It all began as most things do with a confluence of forces., and as is typical of these things, it is hard to pinpoint when the forces began to gather.
I have this friend….
She is a Pedro Pan like me, orphaned of home and country by the Castro government. Like myself she found herself on an airplane headed for the States with a day’s notice. I came alone. She came with her little brother. We were both taken to the same camp when we came to the U. S. but by the time she arrived there I had moved on to a boarding school in California. Her name is Yolanda, the same as my birth name. In Cuba when you share a first name with someone it is said you are “tocayas”. We met on the Miami Herald Pedro Pan site, created for Pedro Pan children to locate one another. A few years ago she welcomed me to the site. We got to know one another and found out as time went on that our families knew each other in Gainesville FL and we had heard of one another from our families decades before we met. I call her my Tocaya del Alma, the tocaya of my soul. Our families are linked by friendship now and I love her deeply.
When Yoli heard that I was to have open- heart surgery that coincided with her trip to greet her granddaughter’s entrance into this world, she immediately volunteered to come and help out during the first days of my recovery. Little Thalia arrived and with her a joy that filled Yoli’s heart to the brim! When it was time for my surgery Yoli came as promised but my surgery had to be postponed because I became ill the night before. After a few quiet days with us catching up and enjoying each other’s company, she returned to Seattle to be with her daughter and baby Thalia and made plans to come back in a couple of weeks at which time we hoped my surgery would be rescheduled. As things turned out, she landed in Medford as another confluence of forces gathered, this time in her hometown of Columbia, South Carolina.
It began when a storm reversed direction along the Atlantic Seaboard. Then a strengthening non tropical storm in the South, a strong area of high pressure in Canada and converging tropical moisture from Hurricane Joaquin near the Equator joined forces, and Richland County, South Carolina received between sixteen and twenty one inches of rain from Friday October 2 to Sunday morning October 4. It is the heaviest rainfall in recorded history in South Carolina. The chances of it happening calculated as once in a thousand years. No one was ready for it. As we dealt with the postponement of my surgery once again, Yoli watched her beloved Columbia drowning from far away.
Fortunately Yoli’s husband Tony was home and reported their home was safe. But all of us know that Yoli will be going home soon to a place that will be far different from the one she left. In her generous spirit she came here to be with us. Circumstances have made it possible for us to be present to her as she grieves the loss to her city, the losses that her friends have experienced, and the helplessness that invades us all in the face of personal and collective disasters.

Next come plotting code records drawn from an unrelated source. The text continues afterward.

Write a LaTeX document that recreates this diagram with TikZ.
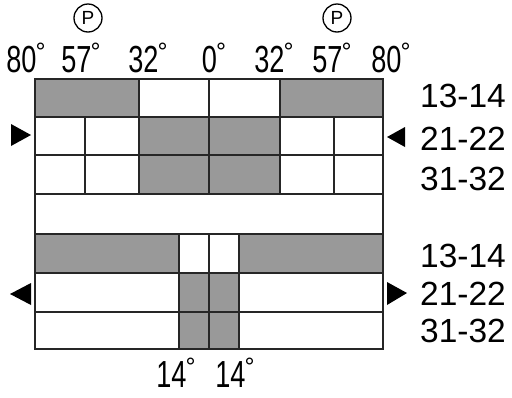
\documentclass[tikz,border=0pt]{standalone}
\usepackage{fontspec}
\setmainfont{Liberation Sans}
\newfontfamily\condfont[FakeStretch=0.72]{Liberation Sans}
\newcommand{\degsym}{{\rmfamily\fontsize{25}{25}\selectfont\kern-1pt\raisebox{12pt}{°}}}
\begin{document}
\begin{tikzpicture}[x=1pt,y=-1pt,
  shade/.style={fill=black!40},
  gridline/.style={line width=1.8pt,draw=black!85},
  toplabel/.style={font=\condfont\fontsize{37.7}{40}\selectfont,anchor=base,inner sep=0pt},
  rowlabel/.style={font=\fontsize{33.5}{36}\selectfont,anchor=base,inner sep=0pt},
  pmark/.style={circle,draw,line width=1.3pt,minimum size=28pt,inner sep=0pt,font=\fontsize{19}{20}\selectfont},
  tri/.style={fill=black}]
\useasboundingbox (0,0) rectangle (512,397);
% shaded cells
\fill[shade] (35,79) rectangle (139,117);
\fill[shade] (280,79) rectangle (383,117);
\fill[shade] (139,117) rectangle (280,194);
\fill[shade] (35,234) rectangle (179,273);
\fill[shade] (239,234) rectangle (383,273);
\fill[shade] (179,273) rectangle (239,349);
% grid lines
\draw[gridline] (35,79) rectangle (383,349);
\foreach \yy in {117,155,194,234,273,312} \draw[gridline] (35,\yy) -- (383,\yy);
\foreach \xx in {139,209,280} \draw[gridline] (\xx,79) -- (\xx,194);
\foreach \xx in {85,334} \draw[gridline] (\xx,117) -- (\xx,194);
\foreach \xx in {179,209,239} \draw[gridline] (\xx,234) -- (\xx,349);
% top angle labels
\node[toplabel] (t1) at (26,72) {80\degsym};
\node[toplabel] (t2) at (81,72) {57\degsym};
\node[toplabel] (t3) at (148,72) {32\degsym};
\node[toplabel] (t4) at (214,72) {0\degsym};
\node[toplabel] (t5) at (274,72) {32\degsym};
\node[toplabel] (t6) at (332,72) {57\degsym};
\node[toplabel] (t7) at (391,72) {80\degsym};
% P marks
\node[pmark] (p1) at (88,18) {P};
\node[pmark] (p2) at (337,18) {P};
% bottom labels
\node[toplabel] (b1) at (176,387) {14\degsym};
\node[toplabel] (b2) at (235,387) {14\degsym};
% row labels
\node[rowlabel] (r1) at (463,107) {13-14};
\node[rowlabel] (r2) at (463,150) {21-22};
\node[rowlabel] (r3) at (463,190) {31-32};
\node[rowlabel] (r4) at (463,267) {13-14};
\node[rowlabel] (r5) at (463,305) {21-22};
\node[rowlabel] (r6) at (463,342) {31-32};
% triangles
\fill[tri] (11,124) -- (11,146) -- (31,135) -- cycle;
\fill[tri] (387,137) -- (405,127) -- (405,147) -- cycle;
\fill[tri] (10,294) -- (31,283) -- (31,305) -- cycle;
\fill[tri] (387,282) -- (387,305) -- (407,293) -- cycle;
\end{tikzpicture}
\end{document}
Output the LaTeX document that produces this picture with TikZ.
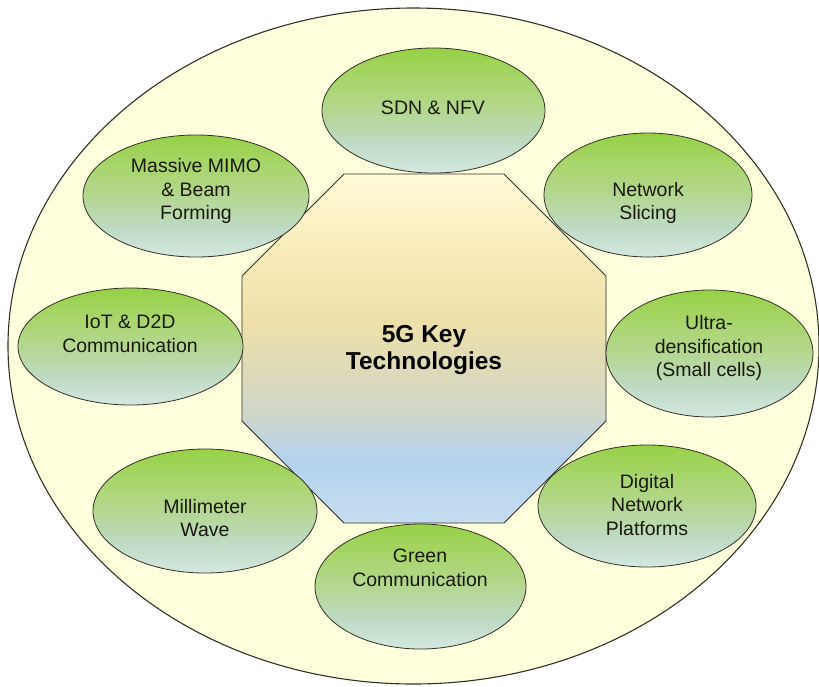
\documentclass[tikz,border=0pt]{standalone}
\usepackage{fontspec}
\setmainfont{Liberation Sans}
\usetikzlibrary{shapes.geometric}

\definecolor{bubA}{RGB}{150,209,70}
\definecolor{bubA2}{RGB}{168,213,108}
\definecolor{bubB}{RGB}{180,215,145}
\definecolor{bubC}{RGB}{190,218,196}
\definecolor{bubD}{RGB}{212,232,224}
\definecolor{coreA}{RGB}{255,250,215}
\definecolor{coreB}{RGB}{249,236,186}
\definecolor{coreC}{RGB}{238,224,168}
\definecolor{coreD}{RGB}{208,214,200}
\definecolor{coreE}{RGB}{180,210,238}
\definecolor{coreF}{RGB}{198,221,240}
\definecolor{ringfill}{RGB}{255,255,221}
\definecolor{edgegray}{RGB}{50,50,40}
\definecolor{inktext}{RGB}{25,25,15}

% vertical blends: 25bp = bottom edge, 75bp = top edge of the shaded path
\pgfdeclareverticalshading{bubbleshade}{100bp}{%
  color(0bp)=(bubD);
  color(25bp)=(bubD);
  color(37bp)=(bubC);
  color(50bp)=(bubB);
  color(62bp)=(bubA2);
  color(75bp)=(bubA);
  color(100bp)=(bubA)}
\pgfdeclareverticalshading{coreshade}{100bp}{%
  color(0bp)=(coreF);
  color(25bp)=(coreF);
  color(34bp)=(coreE);
  color(41bp)=(coreD);
  color(54bp)=(coreC);
  color(64bp)=(coreB);
  color(75bp)=(coreA);
  color(100bp)=(coreA)}

\tikzset{
  ring/.style={ellipse, draw=edgegray, line width=1.1pt, fill=ringfill, inner sep=0pt},
  bubble/.style={ellipse, draw=edgegray, line width=0.8pt, shade, shading=bubbleshade, inner sep=0pt},
  btext/.style={align=center, text=inktext, inner sep=0pt,
    font=\fontsize{19.5}{23.5}\selectfont},
  coretext/.style={align=center, text=black, inner sep=0pt,
    font=\fontsize{24.5}{27}\selectfont\bfseries},
  core/.style={draw=edgegray, line width=0.9pt, shade, shading=coreshade}
}

\begin{document}
\begin{tikzpicture}[x=1pt,y=-1pt]
  \useasboundingbox (0,0) rectangle (819,686);
  \fill[white] (0,0) rectangle (819,686);

  % outer pale ring
  \node[ring, minimum width=811pt, minimum height=676pt] (outer) at (413.5,346) {};

  % central octagon
  \path[core] (344,174) -- (504,174) -- (606,276) -- (606,421)
    -- (504,523) -- (344,523) -- (242,421) -- (242,276) -- cycle;
  \node[coretext] (keytech) at (424,350.5) {5G Key\\Technologies};

  % surrounding technology bubbles
  \node[bubble, minimum width=223pt, minimum height=125pt] (sdn) at (433.5,110.5) {};
  \node[btext] (sdnT) at (433,108) {SDN \& NFV};

  \node[bubble, minimum width=226pt, minimum height=122pt] (mimo) at (196,196) {};
  \node[btext] (mimoT) at (196,191) {Massive MIMO\\\& Beam\\Forming};

  \node[bubble, minimum width=208pt, minimum height=124pt] (slice) at (648,195) {};
  \node[btext] (sliceT) at (648,203) {Network\\Slicing};

  \node[bubble, minimum width=225pt, minimum height=117pt] (iot) at (130.5,346.5) {};
  \node[btext] (iotT) at (130,334) {IoT \& D2D\\Communication};

  \node[bubble, minimum width=207pt, minimum height=127pt] (ultra) at (709.5,353.5) {};
  \node[btext] (ultraT) at (709,348) {Ultra-\\densification\\(Small cells)};

  \node[bubble, minimum width=224pt, minimum height=124pt] (mmw) at (205,511) {};
  \node[btext] (mmwT) at (205,518) {Millimeter\\Wave};

  \node[bubble, minimum width=218pt, minimum height=122pt] (dnp) at (647,506) {};
  \node[btext] (dnpT) at (647,505) {Digital\\Network\\Platforms};

  \node[bubble, minimum width=211pt, minimum height=125pt] (green) at (420.5,586.5) {};
  \node[btext] (greenT) at (420,568) {Green\\Communication};
\end{tikzpicture}
\end{document}
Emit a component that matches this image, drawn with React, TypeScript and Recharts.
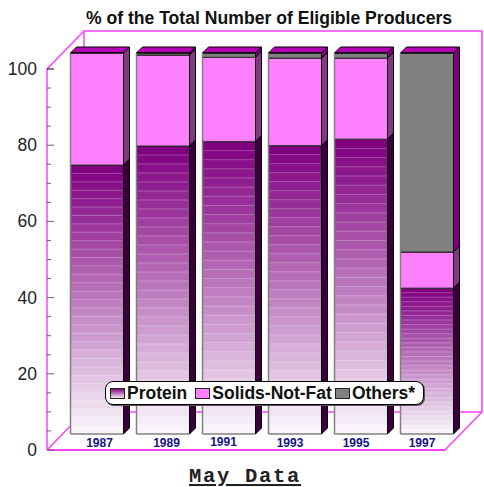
import React from 'react';
import { ComposedChart, Bar, XAxis, YAxis, Legend, Customized } from 'recharts';

const years = ['1987', '1989', '1991', '1993', '1995', '1997'];
const protein = [70.6, 75.6, 76.8, 75.7, 77.4, 38.3];
const solidsNotFat = [29.4, 23.9, 22.1, 23.0, 21.3, 9.5];
const others = [0, 0.5, 1.1, 1.3, 1.3, 52.2];
const yTicks = [0, 5, 10, 15, 20, 25, 30, 35, 40, 45, 50, 55, 60, 65, 70, 75, 80, 85, 90, 95, 100];

const rows = years.map((year, i) => ({
  year,
  protein: protein[i],
  solids: solidsNotFat[i],
  others: others[i],
}));

// layout of the fake 3D box
const W = 484;
const H = 487;
const LEFT = 47;
const TOP = 69;
const BOTTOM = 450;
const FLOOR_RIGHT = 445;
const WALL_DX = 37;
const WALL_DY = 38;
const BAR_DX = 16.5;
const BAR_DY = 16;
const DEPTH = 6;
const MAGENTA = '#ff40ff';
const BANDS = 32;

// the labels are not quite centred in the original
const tickNudge = [3, 4, -5, -4.5, -4.5, -4.5];

const mix = (t: number) => {
  const c = (a: number, b: number) => Math.round(a + (b - a) * t);
  return `rgb(${c(128, 248)},${c(0, 244)},${c(128, 250)})`;
};

const bandStops: React.ReactElement[] = [];
for (let i = 0; i < BANDS; i++) {
  const col = mix(i / (BANDS - 1));
  bandStops.push(<stop key={`a${i}`} offset={i / BANDS} stopColor={col} />);
  bandStops.push(<stop key={`b${i}`} offset={(i + 1) / BANDS} stopColor={col} />);
}

const Box3D = (fill: string, side: string, seams: boolean) => (props: any) => {
  const { x, y, width, height } = props;
  if (!height || height <= 0) return <g />;
  const l = x + BAR_DX;
  const t = y - BAR_DY;
  const r = l + width;
  const b = t + height;
  const lines = [];
  if (seams) {
    for (let i = 1; i < BANDS; i++) {
      const ly = t + (height * i) / BANDS;
      lines.push(
        <line key={i} x1={l + 1} x2={r - 1} y1={ly} y2={ly} stroke="#fff" strokeOpacity={0.25} strokeWidth={1} />
      );
    }
  }
  return (
    <g>
      <polygon
        points={`${l},${t} ${l + DEPTH},${t - DEPTH} ${r + DEPTH},${t - DEPTH} ${r},${t}`}
        fill="#b400b4"
        stroke="#000"
        strokeWidth={1}
      />
      <polygon
        points={`${r},${t} ${r + DEPTH},${t - DEPTH} ${r + DEPTH},${b - DEPTH} ${r},${b}`}
        fill={side}
        stroke="#000"
        strokeWidth={1}
      />
      <rect x={l} y={t} width={width} height={height} fill={fill} />
      {lines}
      <line x1={l} x2={r} y1={t} y2={t} stroke="#000" strokeWidth={1.5} />
      <line x1={r} x2={r} y1={t} y2={b} stroke="#000" strokeWidth={1} />
      <line x1={l} x2={r} y1={b} y2={b} stroke="#444" strokeWidth={1} />
      <line x1={l} x2={l} y1={t} y2={b} stroke="#808080" strokeWidth={1.5} />
    </g>
  );
};

const Walls = () => (
  <g fill="none" stroke={MAGENTA}>
    <polyline
      strokeWidth={1.5}
      points={`${LEFT},${TOP} ${LEFT + WALL_DX},${TOP - WALL_DY} ${FLOOR_RIGHT + WALL_DX},${TOP - WALL_DY} ${FLOOR_RIGHT + WALL_DX},${BOTTOM - WALL_DY} ${FLOOR_RIGHT},${BOTTOM}`}
    />
    <line strokeWidth={1.5} x1={LEFT + WALL_DX} y1={TOP - WALL_DY} x2={LEFT + WALL_DX} y2={BOTTOM - WALL_DY} />
    <line strokeWidth={1.5} x1={LEFT + WALL_DX} y1={BOTTOM - WALL_DY} x2={FLOOR_RIGHT + WALL_DX} y2={BOTTOM - WALL_DY} />
    <line strokeWidth={1.5} x1={LEFT} y1={BOTTOM} x2={LEFT + WALL_DX} y2={BOTTOM - WALL_DY} />
    <line strokeWidth={1.5} x1={LEFT} y1={TOP} x2={LEFT} y2={BOTTOM} />
    <line strokeWidth={2} x1={LEFT} y1={BOTTOM} x2={FLOOR_RIGHT} y2={BOTTOM} />
  </g>
);

const Captions = () => (
  <g>
    <text
      x={269}
      y={24}
      textAnchor="middle"
      fontFamily="Liberation Sans"
      fontWeight="bold"
      fontSize={17.6}
      fill="#111"
    >
      % of the Total Number of Eligible Producers
    </text>
    <text
      x={245}
      y={482}
      textAnchor="middle"
      fontFamily="Liberation Mono"
      fontWeight="bold"
      fontSize={20.5}
      letterSpacing={1.7}
      textDecoration="underline"
      fill="#222"
    >
      May Data
    </text>
  </g>
);

const YTick = (props: any) => {
  const { y, payload } = props;
  const major = payload.value % 20 === 0;
  return (
    <g>
      <line
        x1={LEFT}
        x2={LEFT + (major ? 7 : 4)}
        y1={y}
        y2={y}
        stroke={payload.value === 100 ? '#000' : '#666'}
        strokeWidth={1}
      />
      {major && (
        <text x={37} y={y + 6} textAnchor="end" fontFamily="Liberation Sans" fontSize={17.5} fill="#222">
          {payload.value}
        </text>
      )}
    </g>
  );
};

const XTick = (props: any) => {
  const { x, payload, index } = props;
  return (
    <text
      x={x + BAR_DX + tickNudge[index]}
      y={index === 2 ? 446 : 447}
      textAnchor="middle"
      fontFamily="Liberation Sans"
      fontWeight="bold"
      fontSize={12}
      fill="#14148c"
    >
      {payload.value}
    </text>
  );
};

const Swatch = ({ fill }: { fill: string }) => (
  <svg width={15} height={11} style={{ display: 'block', marginRight: 2 }}>
    <defs>
      <linearGradient id="legendProtein" x1="0" y1="0" x2="0" y2="1">
        {bandStops}
      </linearGradient>
    </defs>
    <rect x={0.5} y={0.5} width={14} height={10} fill={fill} stroke="#222" />
  </svg>
);

const legendItems = [
  { name: 'Protein', fill: 'url(#legendProtein)', gap: 8 },
  { name: 'Solids-Not-Fat', fill: '#ff80ff', gap: 3 },
  { name: 'Others*', fill: '#808080', gap: 0 },
];

const LegendBox = () => (
  <div
    style={{
      display: 'flex',
      alignItems: 'center',
      boxSizing: 'border-box',
      width: 319,
      height: 24,
      paddingLeft: 4,
      background: '#fff',
      border: '1px solid #000',
      borderRadius: 8,
      boxShadow: '1px 1px 0 #555',
      fontFamily: 'Liberation Sans',
      fontWeight: 'bold',
      fontSize: 17.5,
      color: '#111',
    }}
  >
    {legendItems.map((it) => (
      <div key={it.name} style={{ display: 'flex', alignItems: 'center', marginRight: it.gap }}>
        <Swatch fill={it.fill} />
        <span>{it.name}</span>
      </div>
    ))}
  </div>
);

export default function App() {
  return (
    <div style={{ position: 'absolute', left: 0, top: 0, width: W, height: H }}>
      <ComposedChart
        width={W}
        height={H}
        data={rows}
        barCategoryGap={13}
        margin={{ left: 0, top: TOP, right: W - LEFT - 396, bottom: 0 }}
      >
        <defs>
          <linearGradient id="proteinBands" x1="0" y1="0" x2="0" y2="1">
            {bandStops}
          </linearGradient>
        </defs>
        <Customized component={Walls} />
        <XAxis dataKey="year" height={H - BOTTOM} axisLine={false} tickLine={false} interval={0} tick={<XTick />} />
        <YAxis
          width={LEFT}
          domain={[0, 100]}
          ticks={yTicks}
          interval={0}
          axisLine={false}
          tickLine={false}
          tick={<YTick />}
        />
        <Bar
          dataKey="protein"
          name="Protein"
          stackId="a"
          barSize={53}
          isAnimationActive={false}
          shape={Box3D('url(#proteinBands)', '#3a003a', true)}
        />
        <Bar
          dataKey="solids"
          name="Solids-Not-Fat"
          stackId="a"
          barSize={53}
          isAnimationActive={false}
          shape={Box3D('#ff80ff', '#803a80', false)}
        />
        <Bar
          dataKey="others"
          name="Others*"
          stackId="a"
          barSize={53}
          isAnimationActive={false}
          shape={Box3D('#808080', '#800080', false)}
        />
        <Customized component={Captions} />
        <Legend
          layout="horizontal"
          verticalAlign="middle"
          align="center"
          content={<LegendBox />}
          wrapperStyle={{ left: 105, top: 381, width: 320 }}
        />
      </ComposedChart>
    </div>
  );
}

I was moved to write this blog tonight because of a quote I read on Yoli’s Facebook page by Shell Suber, Columbia SC Political Director to Senator Lindsey Graham:
“My family spent most of the day on nearby Burwell Lane and Rickenbacker Road helping neighbors in Cross Hill. It’s numbing. Things that were possessions five days ago are debris today. The blazer with the brass buttons someone’s dad had as long as they can remember. The sofa from grandma’s. The photo album. The daughter’s wedding dress. Someone’s diploma. Someone’s yearbook. The new stove. The old Buick. A lawnmower. Lamps and chairs and rugs and tables and beds. Wet and ruined things in pile after pile-some as big as a school bus- grow along the street. Volunteers young and old covered in foul mud going from house to house dragging someone else’s life into the yard, into the grass, into the sunlight. Every corner is a makeshift restaurant where donated food and water are dispensed. Each person’s face reveals the unexpected gift of renewed perspective. You wish a day like this would never come. You wish every day was like this. “
And so it is. We live our lives as if we were indestructible. We forget that nothing material we own is permanent and sometimes it is the material things that own us. We work umpteen hours a day to keep our houses, our cars, our little luxuries. And once in a while we are shaken to our foundation by an unexpected challenge, an unexpected disaster. And it is at those times, when everything seems lost that love finds us in the kindness of a friend who travels to be with us, in the face of a volunteer that feeds us, in the strength of a community that supports us, and hopefully we reassess our values and vow to be conscious of every blessing in our life and invest more time loving one another than things that don’t exist once we close our eyes.
Thank you Shell Suber, for allowing me to share your post and letting us see ourselves at our best through your eyes. And thank you Yoli, my Tocaya del Alma, for your generosity and willingness to support me when I need it and for sharing the joy and the drama of our existence.
Yoli and Thalia. Welcome little one!
Thank you, dear Adrienne, for the beautiful post. Made we question what is really important
Oh Margie you are welcome. Thank you for visiting. So easy to get caught up in it all…
Thank you Adrianne for such beautifully written piece of daily drama, for the friendship and love involved.
I am so glad you were there for each other to make these times more passable, love makes everything possible.
Hope you two are better for it. May God light your ways.
Thank you Carmen! May God bless you.